Pero tengo una duda que espero los estudiantes de letras sepan responder:
¿Qué onda con el "ahora" de la oración final? ¿es eso que llaman -creo- "volver al presente del relato"? ¿es otra cosa?.
En realidad, sea lo que sea,me gustaría que me dijeran qué tal "suena".
Podría poner "de ahí en adelante", "a partir de ese momento", o cosas por el estilo.

mezcalita dijo...

que bien escribis gercho la verdad. Siempre leo y no sé qué pingo decirte más que eso nomás

"más que eso nomas" suena raro tambien

autor dijo...

Me imagino que capaz que hay que darle la bienvenida a lo que suena raro también. ¡Gracias por la alabanza!

"que capaz que"

mezcalita dijo...

la bienvenida a lo raro cuesta un poco no? como saludar con un beso a tu mamá

autor dijo...

A Hernán y Jopi los saludo con la mano. Besarlos sería careta. Además me da cosa.

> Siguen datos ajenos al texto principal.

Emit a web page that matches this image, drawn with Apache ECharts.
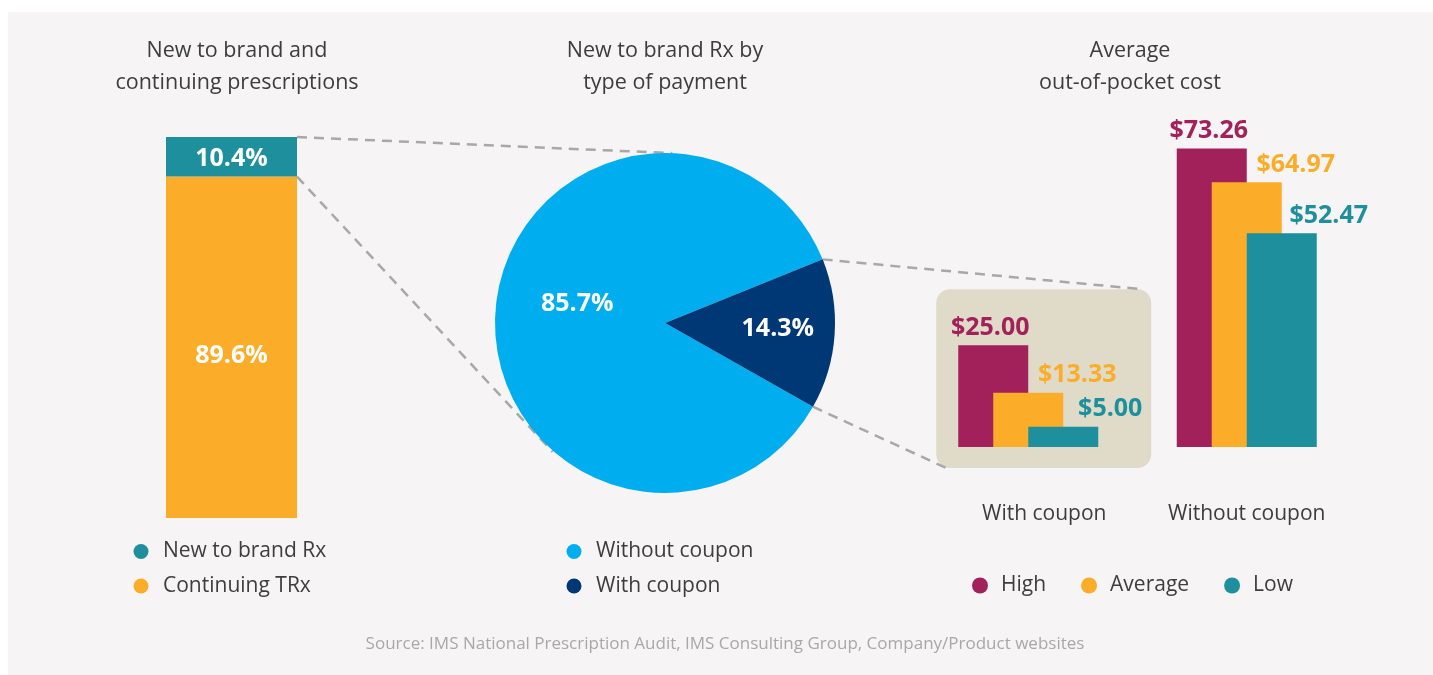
<!DOCTYPE html>
<html>
<head>
<meta charset="utf-8">
<script src="https://cdn.jsdelivr.net/npm/echarts@6/dist/echarts.min.js"></script>
<style>
  html, body { margin: 0; padding: 0; background: #ffffff; }
  #chart { width: 1433px; height: 675px; }
</style>
</head>
<body>
<div id="chart"></div>
<script>
// ---- data ----
const shareNames = ['New to brand Rx', 'Continuing TRx'];
const shareValues = [10.4, 89.6];

const paymentNames = ['Without coupon', 'With coupon'];
const paymentValues = [85.7, 14.3];

const costCategories = ['With coupon', 'Without coupon'];
const costTiers = ['High', 'Average', 'Low'];
const costHigh = [25.00, 73.26];
const costAverage = [13.33, 64.97];
const costLow = [5.00, 52.47];

// ---- styling / layout ----
const FONT = 'Open Sans';
const COL = {
  teal: '#1e8f9c', orange: '#fbad29', magenta: '#a3215b',
  sky: '#00aeef', navy: '#003876', box: '#dfdbc8',
  panel: '#f6f4f5', text: '#3d3d3d', note: '#a8a8a8', dash: '#a8a8a8'
};
const shareGrid = { left: 166, top: 137, width: 131, height: 381 };
const pieCenter = [665, 323];
const pieRadius = 170;
const pieStart = 330.5;
const costGrid = { left: 919, top: 121, width: 437, height: 326 };
const costBarWidth = 70;
const LABEL_SIZE = 25;
const TEXT_SIZE = 21;

const chart = echarts.init(document.getElementById('chart'), null, { renderer: 'canvas' });

const bold = (color, size) => ({ color: color, fontFamily: FONT, fontWeight: 'bold', fontSize: size });

function costSeries(name, values, color, offset) {
  return {
    type: 'bar', name: name, xAxisIndex: 1, yAxisIndex: 1,
    data: values, barWidth: costBarWidth, barGap: '-50%',
    itemStyle: { color: color }, silent: true,
    label: Object.assign({
      show: true, position: 'top', distance: 5, offset: offset,
      formatter: p => '$' + p.value.toFixed(2)
    }, bold(color, LABEL_SIZE))
  };
}

const legendText = { color: COL.text, fontFamily: FONT, fontSize: TEXT_SIZE, lineHeight: 20, padding: [0, 0, 0, 9.5] };
const titleStyle = { fill: COL.text, fontFamily: FONT, fontSize: 21.5, align: 'center', verticalAlign: 'middle', lineHeight: 32 };

chart.setOption({
  backgroundColor: '#ffffff',
  animation: false,
  textStyle: { fontFamily: FONT },
  grid: [
    Object.assign({}, shareGrid),
    Object.assign({}, costGrid)
  ],
  xAxis: [
    { gridIndex: 0, type: 'category', data: ['Rx'], show: false },
    {
      gridIndex: 1, type: 'category', data: costCategories,
      axisLine: { show: false }, axisTick: { show: false },
      axisLabel: {
        interval: 0, margin: 57, color: COL.text, fontFamily: FONT, fontSize: TEXT_SIZE,
        formatter: (v, i) => i === 0 ? '{a|' + v + '}' : '{b|' + v + '}',
        rich: {
          a: { color: COL.text, fontFamily: FONT, fontSize: TEXT_SIZE, padding: [0, 0, 0, 32] },
          b: { color: COL.text, fontFamily: FONT, fontSize: TEXT_SIZE }
        }
      }
    }
  ],
  yAxis: [
    { gridIndex: 0, type: 'value', min: 0, max: 100, show: false },
    { gridIndex: 1, type: 'value', min: 0, max: 80, show: false }
  ],
  legend: [
    {
      data: shareNames, orient: 'vertical', left: 133.5, top: 541, padding: 0,
      icon: 'circle', itemWidth: 15, itemHeight: 15, itemGap: 13.5, selectedMode: false,
      textStyle: legendText
    },
    {
      data: paymentNames, orient: 'vertical', left: 566.5, top: 541, padding: 0,
      icon: 'circle', itemWidth: 15, itemHeight: 15, itemGap: 13.5, selectedMode: false,
      textStyle: legendText
    },
    {
      data: costTiers, orient: 'horizontal', left: 972, top: 575, padding: 0,
      icon: 'circle', itemWidth: 16, itemHeight: 16, itemGap: 35, selectedMode: false,
      textStyle: Object.assign({}, legendText, { padding: [0, 0, 0, 8] })
    }
  ],
  series: [
    {
      type: 'bar', name: shareNames[1], xAxisIndex: 0, yAxisIndex: 0, stack: 'rx',
      barWidth: '100%', data: [shareValues[1]], silent: true,
      itemStyle: { color: COL.orange },
      label: Object.assign({ show: true, position: 'inside', offset: [0, 9], formatter: '{c}%' }, bold('#ffffff', LABEL_SIZE))
    },
    {
      type: 'bar', name: shareNames[0], xAxisIndex: 0, yAxisIndex: 0, stack: 'rx',
      barWidth: '100%', data: [shareValues[0]], silent: true,
      itemStyle: { color: COL.teal },
      label: Object.assign({ show: true, position: 'inside', offset: [0, 2], formatter: '{c}%' }, bold('#ffffff', LABEL_SIZE))
    },
    {
      type: 'pie', name: 'Payment', center: pieCenter, radius: pieRadius,
      startAngle: pieStart, clockwise: true, silent: true,
      data: paymentNames.map((n, i) => ({ name: n, value: paymentValues[i] })),
      color: [COL.sky, COL.navy],
      itemStyle: { borderWidth: 0 },
      label: Object.assign({ show: true, position: 'inside', formatter: '{c}%' }, bold('#ffffff', LABEL_SIZE)),
      labelLine: { show: false },
      labelLayout: p => p.dataIndex === 0 ? { dx: 0, dy: -6.5 } : { dx: 12.5, dy: 0 }
    },
    costSeries(costTiers[0], costHigh, COL.magenta, [-3, 0]),
    costSeries(costTiers[1], costAverage, COL.orange, [49, 0]),
    costSeries(costTiers[2], costLow, COL.teal, [47, 0])
  ]
});

// ---- connector lines and inset box, derived from the chart's own geometry ----
function tangentPoints(p, c, r) {
  const dx = p[0] - c[0], dy = p[1] - c[1];
  const d = Math.hypot(dx, dy);
  const phi = Math.atan2(dy, dx);
  const a = Math.acos(r / d);
  return [
    [c[0] + r * Math.cos(phi + a), c[1] + r * Math.sin(phi + a)],
    [c[0] + r * Math.cos(phi - a), c[1] + r * Math.sin(phi - a)]
  ];
}
const extend = (a, b, k) => [a[0] + (b[0] - a[0]) * k, a[1] + (b[1] - a[1]) * k];

const shareRight = shareGrid.left + shareGrid.width;
const shareTop = chart.convertToPixel({ gridIndex: 0 }, [0, 100])[1];
const shareSplit = chart.convertToPixel({ gridIndex: 0 }, [0, shareValues[1]])[1];

const upperTan = tangentPoints([shareRight, shareTop], pieCenter, pieRadius)[0];
const lowerTan = tangentPoints([shareRight, shareSplit], pieCenter, pieRadius)[1];

// edges of the "With coupon" slice (clockwise from pieStart)
const total = paymentValues.reduce((a, b) => a + b, 0);
const sliceStart = (pieStart - 360 * paymentValues[0] / total) * Math.PI / 180;
const sliceEnd = (pieStart - 360) * Math.PI / 180;
const edgeTop = [pieCenter[0] + pieRadius * Math.cos(sliceStart), pieCenter[1] - pieRadius * Math.sin(sliceStart)];
const edgeBottom = [pieCenter[0] + pieRadius * Math.cos(sliceEnd), pieCenter[1] - pieRadius * Math.sin(sliceEnd)];

// inset box around the "With coupon" bar group
const groupBase = chart.convertToPixel({ xAxisIndex: 1, yAxisIndex: 1 }, [0, 0]);
const highTop = chart.convertToPixel({ xAxisIndex: 1, yAxisIndex: 1 }, [0, costHigh[0]])[1];
const boxX0 = groupBase[0] - costBarWidth - 22;
const boxX1 = groupBase[0] + costBarWidth + 53;
const boxY0 = highTop - 56;
const boxY1 = groupBase[1] + 21;

const dashStyle = { stroke: COL.dash, lineWidth: 2.5, lineDash: [10, 7] };
const line = (a, b) => ({ type: 'line', z: 1, silent: true, shape: { x1: a[0], y1: a[1], x2: b[0], y2: b[1] }, style: dashStyle });

chart.setOption({
  graphic: [
    { type: 'rect', z: 0, silent: true, shape: { x: 8, y: 12, width: 1425, height: 663 }, style: { fill: COL.panel } },
    { type: 'rect', z: 1, silent: true, shape: { x: boxX0, y: boxY0, width: boxX1 - boxX0, height: boxY1 - boxY0, r: 14 }, style: { fill: COL.box } },
    line([shareRight, shareTop], upperTan),
    line([shareRight, shareSplit], extend([shareRight, shareSplit], lowerTan, 1.05)),
    line(edgeTop, [boxX1 - 10, boxY0]),
    line(edgeBottom, [boxX0 + 10, boxY1]),
    { type: 'text', z: 5, x: 237, y: 67, style: Object.assign({ text: 'New to brand and\ncontinuing prescriptions' }, titleStyle) },
    { type: 'text', z: 5, x: 665, y: 67, style: Object.assign({ text: 'New to brand Rx by\ntype of payment' }, titleStyle) },
    { type: 'text', z: 5, x: 1130, y: 67, style: Object.assign({ text: 'Average\nout-of-pocket cost' }, titleStyle) },
    { type: 'text', z: 5, x: 725, y: 644, style: { text: 'Source: IMS National Prescription Audit, IMS Consulting Group, Company/Product websites', fill: COL.note, fontFamily: FONT, fontSize: 17, align: 'center', verticalAlign: 'middle' } }
  ]
});
</script>
</body>
</html>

Frente a mis compañeros de equipo de fútbol, dudo.

Hernan dijo...

vuelvo al access...
qúe tristeza!











verif. de la palabra: mallyge

Daniel Pérez dijo...

Muy bueno Gercho! Cada vez mejores!

(Putín, espero que no mariconees y mañana vayas a ver el partido a la casa).


Verificación de la palabra: regun

autor dijo...

Gracias perro!. Adelanto que, salvo que se me ocurra un poema en el colectivo, se viene un receso de posts, debido al mundial y a la tesis.

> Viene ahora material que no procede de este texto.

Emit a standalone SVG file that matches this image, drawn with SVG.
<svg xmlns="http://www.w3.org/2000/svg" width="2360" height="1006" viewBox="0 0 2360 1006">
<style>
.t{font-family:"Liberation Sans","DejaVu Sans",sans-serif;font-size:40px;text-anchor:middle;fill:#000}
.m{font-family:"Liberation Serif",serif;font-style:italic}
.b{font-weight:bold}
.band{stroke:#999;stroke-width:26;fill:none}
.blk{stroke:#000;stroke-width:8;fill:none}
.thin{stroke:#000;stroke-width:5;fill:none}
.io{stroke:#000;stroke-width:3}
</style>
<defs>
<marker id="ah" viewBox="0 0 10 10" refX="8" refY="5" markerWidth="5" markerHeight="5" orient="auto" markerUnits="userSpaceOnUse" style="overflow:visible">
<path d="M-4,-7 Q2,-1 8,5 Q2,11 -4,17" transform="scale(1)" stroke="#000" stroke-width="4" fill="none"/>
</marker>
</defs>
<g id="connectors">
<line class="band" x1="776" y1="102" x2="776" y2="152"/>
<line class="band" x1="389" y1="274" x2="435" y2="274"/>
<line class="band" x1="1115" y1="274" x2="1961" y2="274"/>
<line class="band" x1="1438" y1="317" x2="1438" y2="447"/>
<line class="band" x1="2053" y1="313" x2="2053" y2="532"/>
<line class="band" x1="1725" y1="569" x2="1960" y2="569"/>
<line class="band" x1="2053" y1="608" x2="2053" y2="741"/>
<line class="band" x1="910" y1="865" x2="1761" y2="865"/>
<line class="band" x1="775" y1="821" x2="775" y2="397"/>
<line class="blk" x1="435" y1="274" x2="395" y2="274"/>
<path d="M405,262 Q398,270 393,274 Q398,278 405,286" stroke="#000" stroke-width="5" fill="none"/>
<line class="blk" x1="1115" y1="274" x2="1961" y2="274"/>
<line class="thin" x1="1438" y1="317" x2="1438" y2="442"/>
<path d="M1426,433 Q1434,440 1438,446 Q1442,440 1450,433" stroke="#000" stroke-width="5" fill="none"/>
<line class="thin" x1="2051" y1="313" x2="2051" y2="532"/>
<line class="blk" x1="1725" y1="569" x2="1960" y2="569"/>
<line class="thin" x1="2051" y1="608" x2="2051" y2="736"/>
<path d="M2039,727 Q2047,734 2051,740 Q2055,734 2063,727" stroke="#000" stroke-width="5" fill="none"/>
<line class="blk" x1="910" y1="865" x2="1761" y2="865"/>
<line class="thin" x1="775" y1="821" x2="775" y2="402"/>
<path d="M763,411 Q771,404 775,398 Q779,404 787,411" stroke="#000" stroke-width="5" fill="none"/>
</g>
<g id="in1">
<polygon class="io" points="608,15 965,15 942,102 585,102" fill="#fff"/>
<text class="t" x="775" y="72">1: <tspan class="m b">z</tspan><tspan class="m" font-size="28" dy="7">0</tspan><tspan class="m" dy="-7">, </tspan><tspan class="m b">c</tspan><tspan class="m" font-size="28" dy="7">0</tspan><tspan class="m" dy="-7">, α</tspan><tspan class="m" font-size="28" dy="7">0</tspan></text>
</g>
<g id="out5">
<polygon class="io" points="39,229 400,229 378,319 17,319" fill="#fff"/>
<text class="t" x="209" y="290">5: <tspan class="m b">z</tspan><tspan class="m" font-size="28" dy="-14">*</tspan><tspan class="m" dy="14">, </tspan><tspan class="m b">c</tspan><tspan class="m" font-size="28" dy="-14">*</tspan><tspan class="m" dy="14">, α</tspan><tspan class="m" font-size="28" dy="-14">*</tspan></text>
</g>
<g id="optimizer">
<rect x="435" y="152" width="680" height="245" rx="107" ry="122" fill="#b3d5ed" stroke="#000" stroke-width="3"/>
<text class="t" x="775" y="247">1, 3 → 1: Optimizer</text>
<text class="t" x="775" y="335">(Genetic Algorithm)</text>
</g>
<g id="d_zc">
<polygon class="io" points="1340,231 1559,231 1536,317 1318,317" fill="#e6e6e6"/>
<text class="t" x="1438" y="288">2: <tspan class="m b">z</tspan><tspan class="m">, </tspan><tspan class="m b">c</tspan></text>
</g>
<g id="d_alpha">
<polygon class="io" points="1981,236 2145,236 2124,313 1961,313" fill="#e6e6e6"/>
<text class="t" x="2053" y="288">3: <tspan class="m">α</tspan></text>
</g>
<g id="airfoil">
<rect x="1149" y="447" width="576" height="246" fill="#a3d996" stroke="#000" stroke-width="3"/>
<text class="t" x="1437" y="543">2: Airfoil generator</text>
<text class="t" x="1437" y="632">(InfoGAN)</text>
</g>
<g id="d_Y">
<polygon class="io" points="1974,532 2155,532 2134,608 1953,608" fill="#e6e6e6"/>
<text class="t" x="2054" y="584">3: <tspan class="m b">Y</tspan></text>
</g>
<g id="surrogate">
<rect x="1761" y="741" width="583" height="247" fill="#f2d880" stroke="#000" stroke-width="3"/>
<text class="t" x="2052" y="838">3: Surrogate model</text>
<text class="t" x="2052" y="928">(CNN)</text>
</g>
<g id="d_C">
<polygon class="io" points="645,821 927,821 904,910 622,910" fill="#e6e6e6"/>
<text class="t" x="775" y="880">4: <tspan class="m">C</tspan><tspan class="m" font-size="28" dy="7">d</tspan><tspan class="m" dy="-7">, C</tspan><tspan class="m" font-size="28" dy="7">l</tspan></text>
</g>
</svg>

(Tenía que esperar al sr. barriga para pagarle las expensas. En serio)

Diego dijo...

muy bueno gercho

Diego dijo...

estás presentando cosas a concursos? podría ser tu catapulta a la fama

autor dijo...

debiera haber un reality para aspirantes a escritor llamado "Catapulta a la fama".

hay que conmover a Cathy Fullop y a Marley con una lectura.

Diego dijo...

o un gran hermano con escritores. los más ermitaños la pasarían bomba.